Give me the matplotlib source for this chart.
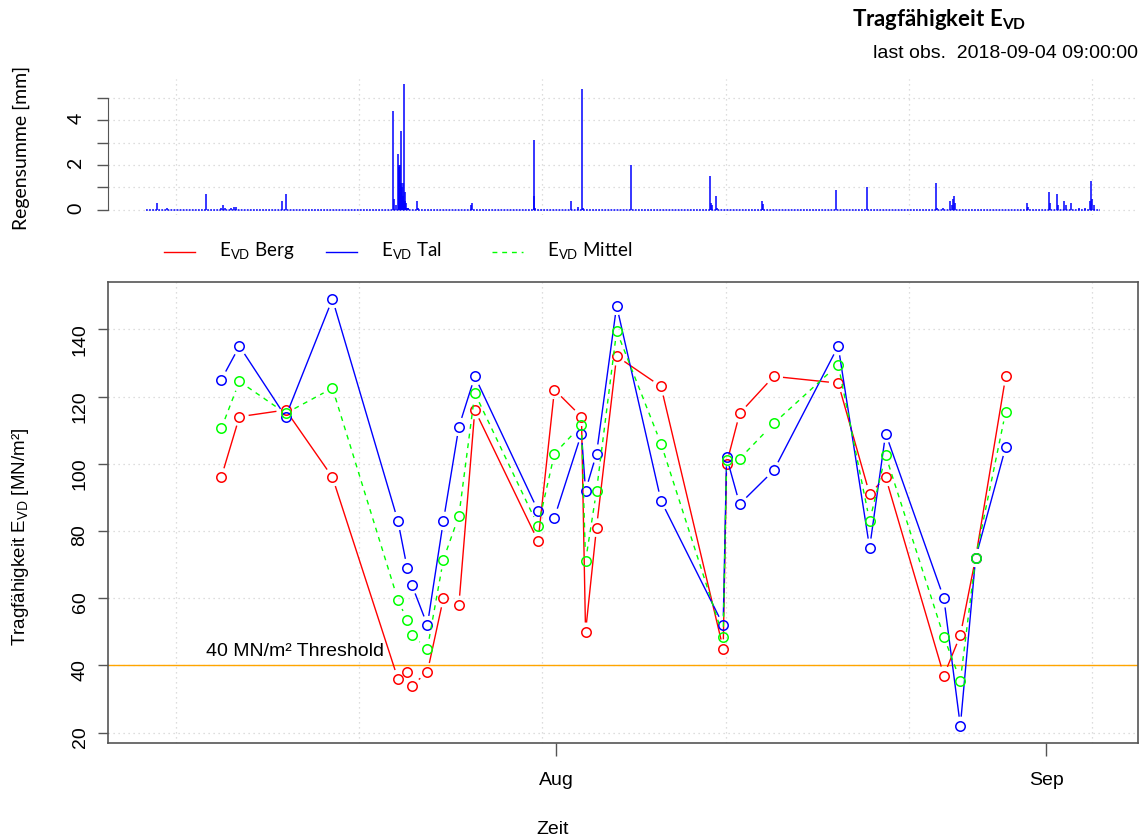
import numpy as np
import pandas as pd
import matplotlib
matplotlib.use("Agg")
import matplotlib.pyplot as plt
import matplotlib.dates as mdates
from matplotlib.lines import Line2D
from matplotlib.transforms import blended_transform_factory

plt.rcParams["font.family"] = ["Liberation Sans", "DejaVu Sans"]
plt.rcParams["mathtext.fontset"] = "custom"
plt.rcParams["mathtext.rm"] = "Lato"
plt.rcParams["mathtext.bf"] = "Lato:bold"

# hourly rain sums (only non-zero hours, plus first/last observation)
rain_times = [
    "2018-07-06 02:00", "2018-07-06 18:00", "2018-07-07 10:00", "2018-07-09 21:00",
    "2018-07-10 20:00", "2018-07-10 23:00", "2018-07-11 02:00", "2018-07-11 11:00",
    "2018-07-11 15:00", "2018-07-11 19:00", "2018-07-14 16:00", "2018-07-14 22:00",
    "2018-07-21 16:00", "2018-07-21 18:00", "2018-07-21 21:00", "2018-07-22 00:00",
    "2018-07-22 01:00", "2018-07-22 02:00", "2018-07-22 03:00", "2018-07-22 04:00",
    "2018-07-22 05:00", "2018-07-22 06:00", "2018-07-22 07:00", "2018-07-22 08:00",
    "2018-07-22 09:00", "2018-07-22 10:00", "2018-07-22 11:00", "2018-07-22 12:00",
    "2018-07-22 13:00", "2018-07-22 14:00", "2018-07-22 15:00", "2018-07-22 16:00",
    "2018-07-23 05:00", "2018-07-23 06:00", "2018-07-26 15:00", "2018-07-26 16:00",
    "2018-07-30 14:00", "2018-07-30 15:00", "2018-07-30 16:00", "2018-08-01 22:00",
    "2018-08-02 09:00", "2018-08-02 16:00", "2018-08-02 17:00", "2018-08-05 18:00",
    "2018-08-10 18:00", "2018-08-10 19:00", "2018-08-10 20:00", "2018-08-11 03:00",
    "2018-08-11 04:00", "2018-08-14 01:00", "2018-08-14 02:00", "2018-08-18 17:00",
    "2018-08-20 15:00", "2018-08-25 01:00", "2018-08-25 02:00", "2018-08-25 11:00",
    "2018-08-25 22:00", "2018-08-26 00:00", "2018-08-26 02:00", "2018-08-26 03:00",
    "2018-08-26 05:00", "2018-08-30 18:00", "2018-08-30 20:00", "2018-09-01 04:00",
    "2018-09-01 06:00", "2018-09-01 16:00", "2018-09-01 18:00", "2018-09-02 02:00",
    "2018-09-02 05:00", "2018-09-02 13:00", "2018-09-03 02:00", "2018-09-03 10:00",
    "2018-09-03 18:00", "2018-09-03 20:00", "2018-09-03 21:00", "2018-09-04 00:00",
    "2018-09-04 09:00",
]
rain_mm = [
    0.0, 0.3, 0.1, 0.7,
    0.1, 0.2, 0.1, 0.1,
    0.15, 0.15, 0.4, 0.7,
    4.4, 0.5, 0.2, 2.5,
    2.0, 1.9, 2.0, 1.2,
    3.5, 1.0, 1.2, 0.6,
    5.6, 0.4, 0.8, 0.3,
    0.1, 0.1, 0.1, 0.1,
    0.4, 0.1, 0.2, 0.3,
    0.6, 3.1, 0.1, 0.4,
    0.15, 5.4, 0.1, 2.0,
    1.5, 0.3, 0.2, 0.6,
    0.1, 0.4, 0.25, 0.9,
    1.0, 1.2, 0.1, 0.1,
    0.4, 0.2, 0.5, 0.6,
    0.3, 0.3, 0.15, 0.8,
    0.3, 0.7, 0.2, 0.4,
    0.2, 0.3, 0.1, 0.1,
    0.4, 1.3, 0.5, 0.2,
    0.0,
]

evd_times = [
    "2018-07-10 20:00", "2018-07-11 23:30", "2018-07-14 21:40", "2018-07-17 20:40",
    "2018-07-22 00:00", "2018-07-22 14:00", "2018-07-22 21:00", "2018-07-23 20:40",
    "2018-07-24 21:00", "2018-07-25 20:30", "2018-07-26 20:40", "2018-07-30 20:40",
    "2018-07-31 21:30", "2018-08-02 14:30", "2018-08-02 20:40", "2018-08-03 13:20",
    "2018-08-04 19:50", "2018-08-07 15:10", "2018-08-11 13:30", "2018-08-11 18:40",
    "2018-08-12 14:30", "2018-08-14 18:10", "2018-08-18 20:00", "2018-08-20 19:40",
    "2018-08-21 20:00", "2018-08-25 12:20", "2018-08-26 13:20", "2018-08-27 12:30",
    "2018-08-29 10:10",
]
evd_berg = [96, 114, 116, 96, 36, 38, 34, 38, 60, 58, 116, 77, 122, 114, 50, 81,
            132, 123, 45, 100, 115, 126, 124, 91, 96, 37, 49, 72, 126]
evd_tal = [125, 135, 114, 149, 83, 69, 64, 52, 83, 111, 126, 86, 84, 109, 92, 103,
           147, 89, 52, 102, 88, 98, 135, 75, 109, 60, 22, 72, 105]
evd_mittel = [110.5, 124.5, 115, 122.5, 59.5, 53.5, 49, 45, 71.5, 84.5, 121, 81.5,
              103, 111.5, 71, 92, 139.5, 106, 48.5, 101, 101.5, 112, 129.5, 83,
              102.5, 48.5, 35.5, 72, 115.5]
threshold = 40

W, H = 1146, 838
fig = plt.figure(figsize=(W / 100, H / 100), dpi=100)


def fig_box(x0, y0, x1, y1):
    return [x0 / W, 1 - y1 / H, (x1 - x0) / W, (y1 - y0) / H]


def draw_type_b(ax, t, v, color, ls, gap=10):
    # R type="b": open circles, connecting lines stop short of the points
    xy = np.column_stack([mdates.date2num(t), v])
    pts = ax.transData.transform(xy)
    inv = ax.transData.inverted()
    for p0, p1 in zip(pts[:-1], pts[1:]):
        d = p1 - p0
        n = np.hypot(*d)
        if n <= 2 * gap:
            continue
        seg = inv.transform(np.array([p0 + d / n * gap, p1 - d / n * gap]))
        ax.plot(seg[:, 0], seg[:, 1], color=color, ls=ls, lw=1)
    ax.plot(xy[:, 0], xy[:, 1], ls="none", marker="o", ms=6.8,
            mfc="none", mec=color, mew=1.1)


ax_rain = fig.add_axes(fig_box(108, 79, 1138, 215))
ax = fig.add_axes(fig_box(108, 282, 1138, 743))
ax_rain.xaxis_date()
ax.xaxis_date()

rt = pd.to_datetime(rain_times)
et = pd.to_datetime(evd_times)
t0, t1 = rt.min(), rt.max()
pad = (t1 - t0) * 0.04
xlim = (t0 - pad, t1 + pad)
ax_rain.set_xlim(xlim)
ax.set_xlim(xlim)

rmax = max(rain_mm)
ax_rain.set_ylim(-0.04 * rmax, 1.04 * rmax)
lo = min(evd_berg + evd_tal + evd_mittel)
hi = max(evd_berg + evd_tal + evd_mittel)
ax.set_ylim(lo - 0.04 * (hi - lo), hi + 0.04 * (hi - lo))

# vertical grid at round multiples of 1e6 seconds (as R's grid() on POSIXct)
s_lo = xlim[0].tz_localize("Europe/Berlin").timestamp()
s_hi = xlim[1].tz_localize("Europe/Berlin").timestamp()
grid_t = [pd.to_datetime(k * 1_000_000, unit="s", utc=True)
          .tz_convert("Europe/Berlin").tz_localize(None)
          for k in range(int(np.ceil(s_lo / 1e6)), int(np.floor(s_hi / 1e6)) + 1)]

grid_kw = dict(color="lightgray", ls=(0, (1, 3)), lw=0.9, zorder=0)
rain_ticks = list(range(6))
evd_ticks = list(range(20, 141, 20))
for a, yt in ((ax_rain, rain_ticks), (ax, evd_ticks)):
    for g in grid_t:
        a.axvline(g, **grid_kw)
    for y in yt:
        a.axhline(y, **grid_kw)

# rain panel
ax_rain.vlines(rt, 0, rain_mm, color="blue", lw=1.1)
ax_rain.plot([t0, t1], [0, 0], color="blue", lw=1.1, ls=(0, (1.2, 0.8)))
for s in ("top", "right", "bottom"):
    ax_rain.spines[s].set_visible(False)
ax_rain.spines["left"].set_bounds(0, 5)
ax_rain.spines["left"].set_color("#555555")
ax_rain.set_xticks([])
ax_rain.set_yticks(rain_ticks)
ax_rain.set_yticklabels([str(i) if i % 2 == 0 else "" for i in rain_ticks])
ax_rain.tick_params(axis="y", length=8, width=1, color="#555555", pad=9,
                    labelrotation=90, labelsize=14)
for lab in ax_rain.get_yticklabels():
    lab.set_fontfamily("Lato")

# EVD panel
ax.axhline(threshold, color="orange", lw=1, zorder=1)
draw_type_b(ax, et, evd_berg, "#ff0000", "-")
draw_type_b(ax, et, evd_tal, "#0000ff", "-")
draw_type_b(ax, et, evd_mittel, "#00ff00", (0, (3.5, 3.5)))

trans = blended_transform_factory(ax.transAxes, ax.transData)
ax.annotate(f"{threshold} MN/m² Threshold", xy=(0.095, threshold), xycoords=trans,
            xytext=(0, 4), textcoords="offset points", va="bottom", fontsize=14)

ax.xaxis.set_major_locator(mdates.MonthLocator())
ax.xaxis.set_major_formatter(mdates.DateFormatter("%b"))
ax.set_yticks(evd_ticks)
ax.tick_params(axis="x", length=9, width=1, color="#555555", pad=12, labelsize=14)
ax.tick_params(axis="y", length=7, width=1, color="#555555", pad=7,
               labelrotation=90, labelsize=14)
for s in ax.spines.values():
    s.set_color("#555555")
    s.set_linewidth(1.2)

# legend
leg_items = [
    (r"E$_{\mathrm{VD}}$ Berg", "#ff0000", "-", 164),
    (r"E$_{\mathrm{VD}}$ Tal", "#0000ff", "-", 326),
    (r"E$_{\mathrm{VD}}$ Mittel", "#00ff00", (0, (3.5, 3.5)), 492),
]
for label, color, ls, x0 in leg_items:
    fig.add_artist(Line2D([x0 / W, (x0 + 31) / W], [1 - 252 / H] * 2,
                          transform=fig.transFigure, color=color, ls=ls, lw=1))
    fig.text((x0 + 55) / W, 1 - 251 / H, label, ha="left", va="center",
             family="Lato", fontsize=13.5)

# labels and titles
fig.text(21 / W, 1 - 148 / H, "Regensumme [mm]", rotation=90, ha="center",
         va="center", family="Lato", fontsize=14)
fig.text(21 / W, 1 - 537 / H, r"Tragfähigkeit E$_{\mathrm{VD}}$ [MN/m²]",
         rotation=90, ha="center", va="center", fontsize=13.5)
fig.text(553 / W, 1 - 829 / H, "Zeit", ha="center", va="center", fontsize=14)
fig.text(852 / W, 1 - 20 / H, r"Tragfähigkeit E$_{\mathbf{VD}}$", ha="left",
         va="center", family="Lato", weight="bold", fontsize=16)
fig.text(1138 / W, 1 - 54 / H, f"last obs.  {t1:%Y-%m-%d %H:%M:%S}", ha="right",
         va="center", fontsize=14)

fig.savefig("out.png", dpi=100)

# PROBLEM STATEMENT
Go through the data above and find the lines with the word "matplotlib". Copy each of those lines.

# EXPECTED ANSWER
Give me the matplotlib source for this chart.
import matplotlib
matplotlib.use("Agg")
import matplotlib.pyplot as plt
import matplotlib.dates as mdates
from matplotlib.lines import Line2D
from matplotlib.transforms import blended_transform_factory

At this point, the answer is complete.